FX Daily Strategy: N America, January 20th

7

UK labour market data may indicate potential for more BoE easing

Scope for GBP to decline against the EUR even on current yield spreads

Greenland uncertainty may favour the JPY

Supreme Court decision on tariffs becomes more important

UK labour market data may indicate potential for more BoE easing

Scope for GBP to decline against the EUR even on current yield spreads

Greenland uncertainty may favour the JPY

Supreme Court decision on tariffs becomes more important

 

GBP has moved a little higher after the UK labour market data, which was broadly in line with consensus. Average earnings growth edged lower to 4.5% y/y in the 3 months to November based on the ONS data, while more up to date HMRC data showed median monthly pay for payrolled employees rose slightly to 4.0% y/y in December after a sharp dip in November to 2.7% y/y. Payrolled employment growth continues to negative based on the HMRC data while ONS data shows a broadly flat picture. The data provides little reason for any change in market expectations of BoE policy, so extended GBP gains look hard to justify despite the initial positive response. 0.8650 still looks like a strong base for EUR/GBP, and we would expect stabilisation in the 0.8650-0.8700 range near term.

The market focus may, however, continue to be more on the Greenland situation than on data. European opposition to the US claiming the territory is clear, and the threat of tariffs isn’t going to change their minds.

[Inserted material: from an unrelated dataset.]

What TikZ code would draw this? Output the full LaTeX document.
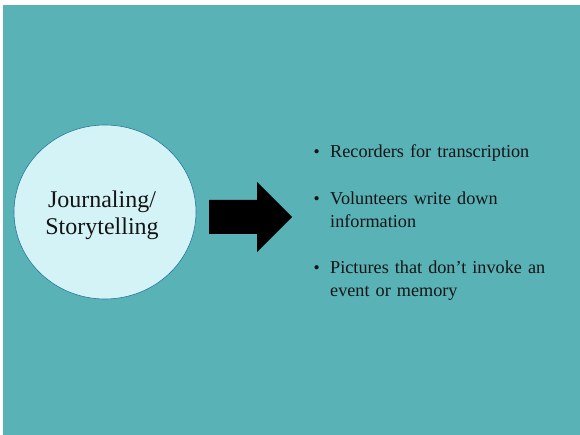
\documentclass[tikz,border=0pt]{standalone}
\usepackage{fontspec}
\setmainfont{Liberation Serif}
\usetikzlibrary{positioning}
\usetikzlibrary{calc}
\usetikzlibrary{shapes.geometric}

\definecolor{slideteal}{RGB}{88,178,182}
\definecolor{bubblefill}{RGB}{212,243,246}
\definecolor{bubbleline}{RGB}{40,120,160}
\definecolor{inktext}{RGB}{20,20,20}

\begin{document}
\begin{tikzpicture}[x=1pt,y=-1pt]
  \tikzset{node distance=2pt,
           bubble/.style={ellipse,minimum width=182pt,minimum height=174pt,inner sep=0pt,
                          fill=bubblefill,draw=bubbleline,line width=0.6pt},
           itembox/.style={anchor=base west,text width=240pt,inner sep=0pt,align=left,
                           text=inktext,font=\fontsize{18.2}{23}\selectfont},
           dotbox/.style={anchor=base east,inner sep=0pt,text=inktext,
                          font=\fontsize{17.5}{23}\selectfont}}
  \useasboundingbox (0,0) rectangle (580,435);
  \fill[slideteal] (3,5) rectangle (580,435);

  \node[bubble] (journal) at (105,212) {};
  \node[align=center,text=inktext,font=\fontsize{24}{27}\selectfont] (journaltext) at (102,215) {Journaling/\\Storytelling};

  % big arrow
  \coordinate (arrowtail) at (209,217);
  \coordinate (arrowtip) at (292,217);
  \fill[black] (arrowtail) ++(0,-17) -- (257,200) -- (257,182) -- (arrowtip)
    -- (257,252) -- (257,234) -- ($(arrowtail)+(0,17)$) -- cycle;

  \node[itembox] (rec) at (330,158) {Recorders for transcription};
  \node[itembox] (vol) at (330,205) {Volunteers write down\\information};
  \node[itembox] (pic) at (330,273) {Pictures that don't invoke an\\event or memory};

  \node[left=10pt of rec.base west,dotbox] (recdot) {\textbullet};
  \node[left=10pt of vol.base west,dotbox] (voldot) {\textbullet};
  \node[left=10pt of pic.base west,dotbox] (picdot) {\textbullet};
\end{tikzpicture}
\end{document}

If tariffs are imposed in an attempt to pressure Europe, we are likely to see some extension of the equity market weakness we saw on Monday, which ought to lead to some more risk negative trading. However, the FX market reaction has so far been more USD negative than risk negative, with the JPY actually losing ground on the crosses on Monday. This may reflect the fact that the USD lost ground after the reciprocal tariffs were announced in April, with the JPY also underperforming from June as equities recovered from the initial losses.  Indeed, the JPY failed to gain on the crosses despite the initial decline in equities. However, we expect it will be different this time around, as the focus is completely on Europe this time, and we are starting at much higher levels of equities and of EUR/JPY. We consequently see more scope for JPY gains.

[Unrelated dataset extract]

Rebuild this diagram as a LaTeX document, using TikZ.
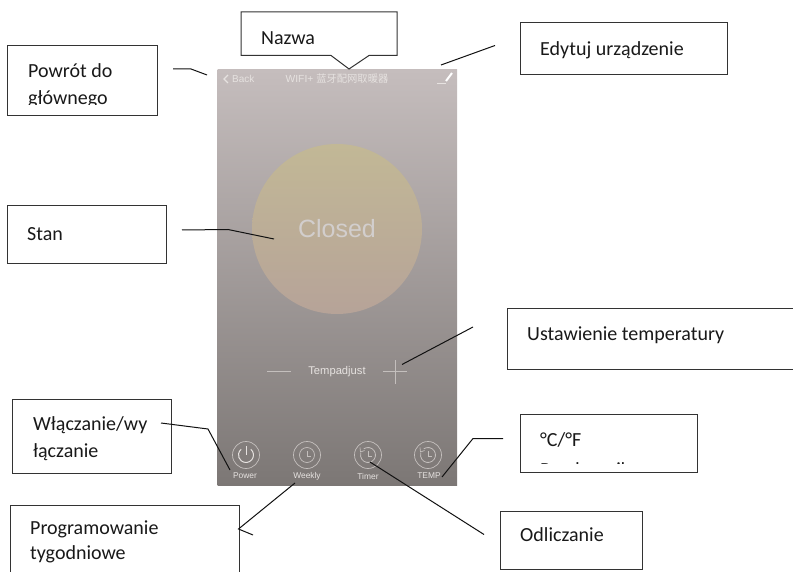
\documentclass[tikz,border=0pt]{standalone}
\usepackage{fontspec}
\setmainfont{Carlito}
\newfontfamily\cjkfont{Noto Sans CJK SC}
\newfontfamily\uifont{Liberation Sans}
\definecolor{boxline}{HTML}{333333}
\definecolor{leader}{HTML}{111111}
\definecolor{uitext}{HTML}{E6E2E0}
\definecolor{icon}{HTML}{C4BFBD}
\tikzset{
  x=1pt,y=-1pt,
  calloutbox/.style={draw=boxline,line width=1pt,fill=white,rectangle,anchor=north west,inner sep=0pt},
  lab/.style={anchor=west,inner sep=0pt,font=\fontsize{20}{24}\selectfont,text=black!90},
  leaderline/.style={draw=leader,line width=1pt,line join=miter},
  uilabel/.style={text=uitext,inner sep=0pt,font=\uifont\fontsize{8.4}{10}\selectfont},
  ring/.style={draw=icon,line width=.7pt},
  glyph/.style={draw=uitext,line width=.9pt},
}
\begin{document}
\begin{tikzpicture}
\useasboundingbox (0,0) rectangle (793,572);
% phone screen
\path[shade,top color={rgb,255:red,197;green,189;blue,189},middle color={rgb,255:red,168;green,160;blue,161},bottom color={rgb,255:red,124;green,119;blue,117}] (217.5,70) rectangle (457,485);
\coordinate (cc) at (337,229);
\path[shade,top color={rgb,255:red,194;green,184;blue,150},bottom color={rgb,255:red,182;green,163;blue,152}] (cc) circle (85pt);
\node[inner sep=0pt,text=uitext!80!gray,font=\uifont\fontsize{25}{28}\selectfont] (closed) at (337,229) {Closed};
% top bar
\coordinate (ba) at (228,75); \coordinate (bb) at (224,79); \coordinate (bc) at (228,83);
\draw[glyph,line width=1.1pt] (ba) -- (bb) -- (bc);
\node[uilabel,anchor=west,font=\uifont\fontsize{10}{11}\selectfont] (back) at (232,79) {Back};
\node[uilabel,font=\uifont\fontsize{10.3}{11}\selectfont] (title) at (337,79) {WIFI+ {\cjkfont 蓝牙配网取暖器}};
\coordinate (pa) at (452,73); \coordinate (pb) at (446,81); \coordinate (pc) at (437,83.5); \coordinate (pd) at (446,83.5);
\draw[draw=white,line width=2pt] (pa) -- (pb);
\draw[draw=uitext,line width=.6pt] (pc) -- (pd);
% temp adjust
\node[uilabel,font=\uifont\fontsize{11.2}{12}\selectfont] (tempadj) at (337,372) {Tempadjust};
\coordinate (ma) at (267,371); \coordinate (mb) at (291,371);
\coordinate (pla) at (383,371); \coordinate (plb) at (407,371);
\coordinate (plc) at (395,360); \coordinate (pld) at (395,384);
\draw[icon,line width=.6pt] (ma) -- (mb) (pla) -- (plb) (plc) -- (pld);
% bottom icons
\foreach \n/\xx in {p/246,w/307,t/368,e/428}{
  \coordinate (ic\n) at (\xx,455);
  \draw[ring] (ic\n) circle (13.5pt);
}
\draw[glyph,line width=1pt] ([shift={(50:7.5pt)}]icp) arc[start angle=50,end angle=-230,radius=7.5pt];
\coordinate (pwa) at (246,446); \coordinate (pwb) at (246,455);
\draw[glyph,line width=1pt] (pwa) -- (pwb);
\draw[icon,line width=.7pt] (icw) circle (7.5pt);
\coordinate (wa) at (307,451); \coordinate (wb) at (307,456); \coordinate (wc) at (311,456);
\draw[icon,line width=.6pt] (wa) -- (wb) -- (wc);
\foreach \n/\xx in {t/368,e/428}{
  \draw[icon,line width=.8pt] ([shift={(125:7.5pt)}]ic\n) arc[start angle=125,end angle=-195,radius=7.5pt];
  \draw[icon,line width=.7pt] (\xx-8,447.5) -- (\xx-7.5,452) -- (\xx-3.5,450.5);
  \draw[icon,line width=.6pt] (\xx,451) -- (\xx,456) -- (\xx+4,456);
}
\node[uilabel] (lp) at (245,476) {Power};
\node[uilabel] (lw) at (307,476) {Weekly};
\node[uilabel] (lt) at (368,476) {Timer};
\node[uilabel] (le) at (429,476) {TEMP};
% boxes
\node[calloutbox,minimum width=150pt,minimum height=70pt] (bpowrot) at (7,45.5) {};
\begin{scope}
\clip (7,45.5) rectangle (157,105);
\node[lab] (tpowrot) at (28,71) {Powrót do};
\node[lab] (tglownego) at (28,99) {głównego};
\end{scope}
\coordinate (napa) at (241,12); \coordinate (napb) at (397,12); \coordinate (napc) at (397,55.5);
\coordinate (napd) at (369,55.5); \coordinate (nape) at (349,69); \coordinate (napf) at (331,55.5); \coordinate (napg) at (241,55.5);
\draw[draw=boxline,line width=1pt,fill=white] (napa) -- (napb) -- (napc) -- (napd) -- (nape) -- (napf) -- (napg) -- cycle;
\node[lab] (tnazwa) at (261,38) {Nazwa};
\node[calloutbox,minimum width=207pt,minimum height=52pt] (bedyt) at (519.5,22) {};
\node[lab] (tedyt) at (540,50) {Edytuj urządzenie};
\node[calloutbox,minimum width=159pt,minimum height=58pt] (bstan) at (7,205.5) {};
\node[lab] (tstan) at (27,234) {Stan};
\node[calloutbox,minimum width=300pt,minimum height=60.5pt] (bust) at (506.5,308.5) {};
\node[lab] (tust) at (527,335) {Ustawienie temperatury};
\node[calloutbox,minimum width=159pt,minimum height=74pt] (bwl) at (12,398.5) {};
\node[lab] (twla) at (33,425) {Włączanie/wy};
\node[lab] (twlb) at (33,452) {łączanie};
\node[calloutbox,minimum width=229pt,minimum height=90pt] (bprog) at (9.5,505) {};
\node[lab] (tproga) at (30,529) {Programowanie};
\node[lab] (tprogb) at (30,554) {tygodniowe};
\node[calloutbox,minimum width=177pt,minimum height=58pt] (bc) at (519.5,414) {};
\begin{scope}
\clip (519.5,414) rectangle (696,463);
\node[lab] (tca) at (540,440) {°C/°F};
\node[lab] (tcb) at (540,471) {Przełącznik};
\end{scope}
\node[calloutbox,minimum width=142pt,minimum height=57.5pt] (bodl) at (500,511) {};
\node[lab] (todl) at (520,535) {Odliczanie};
% leaders
\coordinate (l1a) at (173,69); \coordinate (l1b) at (191,69); \coordinate (l1c) at (207,75);
\draw[leaderline] (l1a) -- (l1b) -- (l1c);
\coordinate (l2a) at (495,45.5); \coordinate (l2b) at (441,65);
\draw[leaderline] (l2a) -- (l2b);
\coordinate (l3a) at (182,230); \coordinate (l3b) at (228,229.5); \coordinate (l3c) at (274,239);
\draw[leaderline] (l3a) -- (l3b) -- (l3c);
\coordinate (l4a) at (473,327); \coordinate (l4b) at (402,364.5);
\draw[leaderline] (l4a) -- (l4b);
\coordinate (l5a) at (161,423); \coordinate (l5b) at (208,429); \coordinate (l5c) at (230,470);
\draw[leaderline] (l5a) -- (l5b) -- (l5c);
\coordinate (l6a) at (295,483); \coordinate (l6b) at (238.5,529); \coordinate (l6c) at (253,535);
\draw[leaderline] (l6a) -- (l6b) -- (l6c);
\coordinate (l7a) at (503,438.5); \coordinate (l7b) at (473,438.5); \coordinate (l7c) at (442,477);
\draw[leaderline] (l7a) -- (l7b) -- (l7c);
\coordinate (l8a) at (484,534.5); \coordinate (l8b) at (370,462);
\draw[leaderline] (l8a) -- (l8b);
\end{tikzpicture}
\end{document}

One other factor to consider is whether the Supreme Court rule the Trump reciprocal tariffs as illegal. This becomes more important now, both because of the new tariff threat, and because the trade deal with the EU might well not be ratified if the Greenland problems persist. This would make the original reciprocal tariffs relevant, which they wouldn’t be if the US trade deal with the EU was in place. The Supreme Court could rule as early as Tuesday, and the market odds suggest around a 70% chance that they rule the tariffs illegal (if they do rule). A ruling that the tariffs were illegal would undermine Trump’s position, but the FX impact is unclear. Trump would be unlikely to accept any such ruling without a fight, so we expect the reaction would be USD negative, and potentially risk negative.